§ **The problem**:
Transcribe only the part of the material below that begins at the line containing "Rebuild this diagram" and ends at the line containing "(513,38.5) -- (710,38.5);", with both kept and images left out.

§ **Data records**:
## begin
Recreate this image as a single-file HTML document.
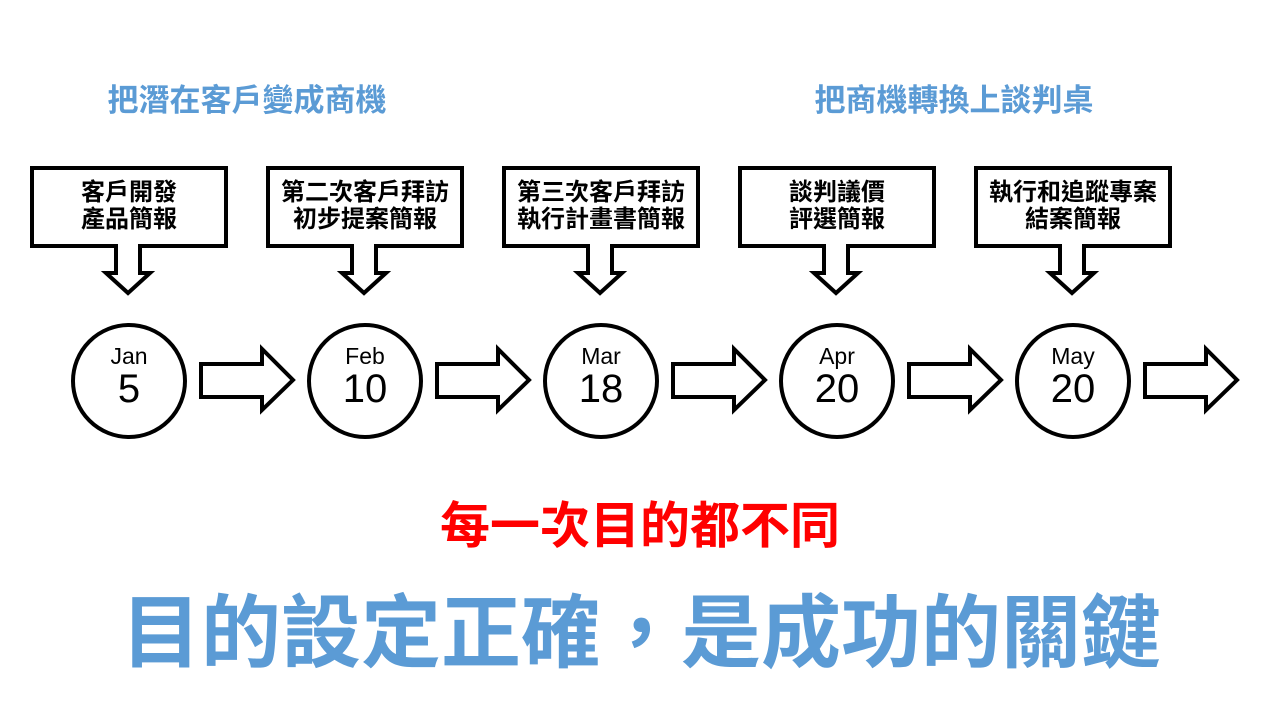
<!DOCTYPE html>
<html><head><meta charset="utf-8"><style>
body{margin:0;width:1280px;height:720px;background:#fff;overflow:hidden}
svg text{font-family:"Liberation Sans","Noto Sans CJK TC",sans-serif}
</style></head><body>
<svg width="1280" height="720" viewBox="0 0 1280 720" xmlns="http://www.w3.org/2000/svg">
<g font-weight="bold" fill="#5b9bd5" font-size="31">
<text x="247" y="111" text-anchor="middle">把潛在客戶變成商機</text>
<text x="954" y="111" text-anchor="middle">把商機轉換上談判桌</text>
</g>
<g id="items" stroke="#000" stroke-width="4" fill="#fff">
<g transform="translate(0,0)"><path d="M32 168H226V246H140V273H150L128 293L106 273H116V246H32Z"/><circle cx="129" cy="381" r="56"/><path d="M201 364H262V349L293 380L262 410V397H201Z"/></g>
<g transform="translate(236,0)"><path d="M32 168H226V246H140V273H150L128 293L106 273H116V246H32Z"/><circle cx="129" cy="381" r="56"/><path d="M201 364H262V349L293 380L262 410V397H201Z"/></g>
<g transform="translate(472,0)"><path d="M32 168H226V246H140V273H150L128 293L106 273H116V246H32Z"/><circle cx="129" cy="381" r="56"/><path d="M201 364H262V349L293 380L262 410V397H201Z"/></g>
<g transform="translate(708,0)"><path d="M32 168H226V246H140V273H150L128 293L106 273H116V246H32Z"/><circle cx="129" cy="381" r="56"/><path d="M201 364H262V349L293 380L262 410V397H201Z"/></g>
<g transform="translate(944,0)"><path d="M32 168H226V246H140V273H150L128 293L106 273H116V246H32Z"/><circle cx="129" cy="381" r="56"/><path d="M201 364H262V349L293 380L262 410V397H201Z"/></g>
</g>
<g font-weight="bold" font-size="24" text-anchor="middle" fill="#000">
<text x="129" y="200">客戶開發</text><text x="129" y="227">產品簡報</text>
<text x="365" y="200">第二次客戶拜訪</text><text x="365" y="227">初步提案簡報</text>
<text x="601" y="200">第三次客戶拜訪</text><text x="601" y="227">執行計畫書簡報</text>
<text x="837" y="200">談判議價</text><text x="837" y="227">評選簡報</text>
<text x="1073" y="200">執行和追蹤專案</text><text x="1073" y="227">結案簡報</text>
</g>
<g text-anchor="middle" fill="#000">
<g font-size="23"><text x="129" y="364">Jan</text><text x="365" y="364">Feb</text><text x="601" y="364">Mar</text><text x="837" y="364">Apr</text><text x="1073" y="364">May</text></g>
<g font-size="40"><text x="129" y="402">5</text><text x="365" y="402">10</text><text x="601" y="402">18</text><text x="837" y="402">20</text><text x="1073" y="402">20</text></g>
</g>
<text x="640" y="543" text-anchor="middle" font-size="50" font-weight="bold" fill="#ff0000">每一次目的都不同</text>
<text x="641" y="661" text-anchor="middle" font-size="80" font-weight="bold" fill="#5b9bd5">目的設定正確，是成功的關鍵</text>
</svg>
</body></html>
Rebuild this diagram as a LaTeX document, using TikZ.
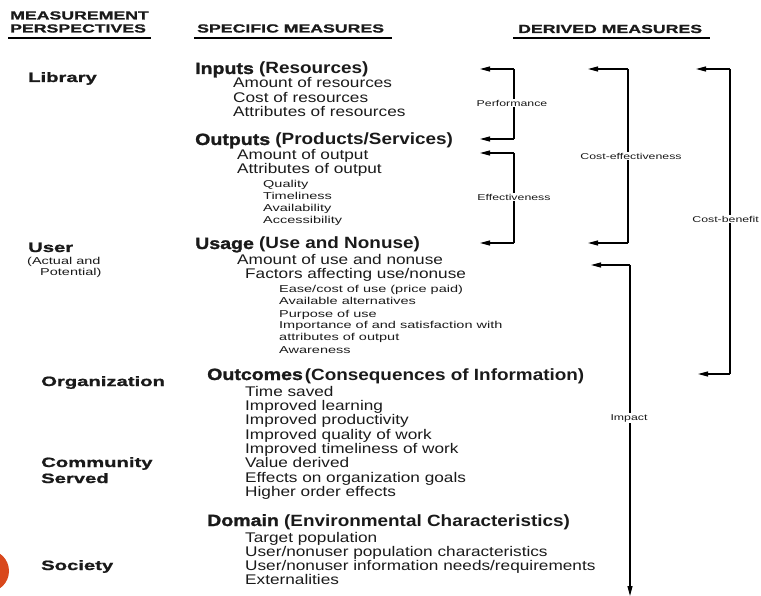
\documentclass[tikz,border=0pt]{standalone}
\usepackage{fontspec}
\setmainfont{Liberation Sans}
\newfontfamily\itemf{Liberation Sans}[FakeStretch=1.23]
\newfontfamily\subf{Liberation Sans}[FakeStretch=1.45]
\newfontfamily\bdf{Liberation Sans}[FakeStretch=1.16]
\newfontfamily\hvf{Liberation Sans}[FakeStretch=1.2,BoldFeatures={FakeBold=1.5}]
\newfontfamily\hdf{Liberation Sans}[FakeStretch=1.5,BoldFeatures={FakeBold=1.2}]
\usetikzlibrary{arrows.meta}
\definecolor{txt}{HTML}{1A1A1A}
\definecolor{orng}{HTML}{D9481C}
\tikzset{
  every node/.style={inner sep=0pt, text=txt},
  hdr/.style={anchor=base west, font=\hdf\bfseries\fontsize{11.8}{13}\selectfont},
  persp/.style={anchor=base west, font=\hdf\bfseries\fontsize{13.5}{15}\selectfont},
  head/.style={anchor=base west, font=\bdf\bfseries\fontsize{16.3}{18}\selectfont},
  item/.style={anchor=base west, font=\itemf\fontsize{14}{16}\selectfont},
  sub/.style={anchor=base west, font=\subf\fontsize{10}{12}\selectfont},
  lbl/.style={fill=white, inner sep=1pt, font=\subf\fontsize{8.5}{10}\selectfont},
  uline/.style={line width=2pt},
  brk/.style={line width=1.1pt},
  arr/.style={line width=1.1pt, -{Triangle[length=10pt,width=5pt]}},
}
\newcommand{\hv}[1]{{\hvf\bfseries #1}}
\begin{document}
\begin{tikzpicture}[x=1pt,y=-1pt]
\useasboundingbox (0,0) rectangle (761,596);
\fill[orng] (-12,571) circle (21);

% headers
\node[hdr] (h1) at (10,19.5) {MEASUREMENT};
\node[hdr] (h2) at (10,32.5) {PERSPECTIVES};
\node[hdr] (h3) at (197,32.5) {SPECIFIC MEASURES};
\node[hdr] (h4) at (518,33) {DERIVED MEASURES};
\draw[uline] (8,38.5) -- (151,38.5);
\draw[uline] (194,38.5) -- (392,38.5);
\draw[uline] (513,38.5) -- (710,38.5);

% perspectives
\node[persp] (pLib) at (28,82) {Library};
\node[persp] (pUser) at (28,252) {User};
\node[sub] (pAct) at (27,265) {(Actual and};
\node[sub] (pPot) at (40,276) {Potential)};
\node[persp] (pOrg) at (41,386) {Organization};
\node[persp] (pCom) at (41,467) {Community};
\node[persp] (pSer) at (41,483) {Served};
\node[persp] (pSoc) at (41,570) {Society};

% inputs
\node[head] (inp) at (195,74) {\hv{Inputs} (Resources)};
\node[item] (i1) at (233,88) {Amount of resources};
\node[item] (i2) at (233,103) {Cost of resources};
\node[item] (i3) at (233,117) {Attributes of resources};

% outputs
\node[head] (out) at (195,145) {\hv{Outputs} (Products/Services)};
\node[item] (o1) at (237,160) {Amount of output};
\node[item] (o2) at (237,174) {Attributes of output};
\node[sub] (o3) at (263,187.5) {Quality};
\node[sub] (o4) at (263,199.5) {Timeliness};
\node[sub] (o5) at (263,211.5) {Availability};
\node[sub] (o6) at (263,223.5) {Accessibility};

% usage
\node[head] (use) at (195,249) {\hv{Usage} (Use and Nonuse)};
\node[item] (u1) at (237,265) {Amount of use and nonuse};
\node[item] (u2) at (245,279) {Factors affecting use/nonuse};
\node[sub] (u3) at (279,293) {Ease/cost of use (price paid)};
\node[sub] (u4) at (279,305) {Available alternatives};
\node[sub] (u5) at (279,317) {Purpose of use};
\node[sub] (u6) at (279,329) {Importance of and satisfaction with};
\node[sub] (u7) at (279,341) {attributes of output};
\node[sub] (u8) at (279,353) {Awareness};

% outcomes
\node[head] (oc) at (207,380) {\hv{Outcomes}\hspace{2pt}(Consequences of Information)};
\node[item] (c1) at (245,396) {Time saved};
\node[item] (c2) at (245,410) {Improved learning};
\node[item] (c3) at (245,424.5) {Improved productivity};
\node[item] (c4) at (245,439) {Improved quality of work};
\node[item] (c5) at (245,453) {Improved timeliness of work};
\node[item] (c6) at (245,467.5) {Value derived};
\node[item] (c7) at (245,482) {Effects on organization goals};
\node[item] (c8) at (245,496) {Higher order effects};

% domain
\node[head] (dom) at (207,526) {\hv{Domain} (Environmental Characteristics)};
\node[item] (d1) at (245,542) {Target population};
\node[item] (d2) at (245,556) {User/nonuser population characteristics};
\node[item] (d3) at (245,570.5) {User/nonuser information needs/requirements};
\node[item] (d4) at (245,584.5) {Externalities};

% bracket coordinates
\coordinate (pA) at (514,69);  \coordinate (pB) at (514,139);
\coordinate (pAt) at (480,69); \coordinate (pBt) at (480,139);
\coordinate (eA) at (514,153); \coordinate (eB) at (514,243);
\coordinate (eAt) at (480,153); \coordinate (eBt) at (480,243);
\coordinate (ceA) at (628,69); \coordinate (ceB) at (628,243);
\coordinate (ceAt) at (588,69); \coordinate (ceBt) at (588,243);
\coordinate (cbA) at (730,69); \coordinate (cbB) at (730,374);
\coordinate (cbAt) at (696,69); \coordinate (cbBt) at (698,374);
\coordinate (imA) at (630,265); \coordinate (imAt) at (591,265);
\coordinate (imB) at (630,596);

% brackets
\draw[brk] (pA) -- (pB);
\draw[arr] (pA) -- (pAt);
\draw[arr] (pB) -- (pBt);
\node[lbl] (lPerf) at (512,103) {Performance};

\draw[brk] (eA) -- (eB);
\draw[arr] (eA) -- (eAt);
\draw[arr] (eB) -- (eBt);
\node[lbl] (lEff) at (514,197) {Effectiveness};

\draw[brk] (ceA) -- (ceB);
\draw[arr] (ceA) -- (ceAt);
\draw[arr] (ceB) -- (ceBt);
\node[lbl] (lCE) at (631,156) {Cost-effectiveness};

\draw[brk] (cbA) -- (cbB);
\draw[arr] (cbA) -- (cbAt);
\draw[arr] (cbB) -- (cbBt);
\node[lbl, anchor=east] (lCB) at (760,219) {Cost-benefit};

\draw[arr] (imA) -- (imAt);
\draw[arr] (imA) -- (imB);
\node[lbl] (lIm) at (629,418) {Impact};
\end{tikzpicture}
\end{document}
## end
§ **Exercise answer**:
Rebuild this diagram as a LaTeX document, using TikZ.
\documentclass[tikz,border=0pt]{standalone}
\usepackage{fontspec}
\setmainfont{Liberation Sans}
\newfontfamily\itemf{Liberation Sans}[FakeStretch=1.23]
\newfontfamily\subf{Liberation Sans}[FakeStretch=1.45]
\newfontfamily\bdf{Liberation Sans}[FakeStretch=1.16]
\newfontfamily\hvf{Liberation Sans}[FakeStretch=1.2,BoldFeatures={FakeBold=1.5}]
\newfontfamily\hdf{Liberation Sans}[FakeStretch=1.5,BoldFeatures={FakeBold=1.2}]
\usetikzlibrary{arrows.meta}
\definecolor{txt}{HTML}{1A1A1A}
\definecolor{orng}{HTML}{D9481C}
\tikzset{
  every node/.style={inner sep=0pt, text=txt},
  hdr/.style={anchor=base west, font=\hdf\bfseries\fontsize{11.8}{13}\selectfont},
  persp/.style={anchor=base west, font=\hdf\bfseries\fontsize{13.5}{15}\selectfont},
  head/.style={anchor=base west, font=\bdf\bfseries\fontsize{16.3}{18}\selectfont},
  item/.style={anchor=base west, font=\itemf\fontsize{14}{16}\selectfont},
  sub/.style={anchor=base west, font=\subf\fontsize{10}{12}\selectfont},
  lbl/.style={fill=white, inner sep=1pt, font=\subf\fontsize{8.5}{10}\selectfont},
  uline/.style={line width=2pt},
  brk/.style={line width=1.1pt},
  arr/.style={line width=1.1pt, -{Triangle[length=10pt,width=5pt]}},
}
\newcommand{\hv}[1]{{\hvf\bfseries #1}}
\begin{document}
\begin{tikzpicture}[x=1pt,y=-1pt]
\useasboundingbox (0,0) rectangle (761,596);
\fill[orng] (-12,571) circle (21);

% headers
\node[hdr] (h1) at (10,19.5) {MEASUREMENT};
\node[hdr] (h2) at (10,32.5) {PERSPECTIVES};
\node[hdr] (h3) at (197,32.5) {SPECIFIC MEASURES};
\node[hdr] (h4) at (518,33) {DERIVED MEASURES};
\draw[uline] (8,38.5) -- (151,38.5);
\draw[uline] (194,38.5) -- (392,38.5);
\draw[uline] (513,38.5) -- (710,38.5);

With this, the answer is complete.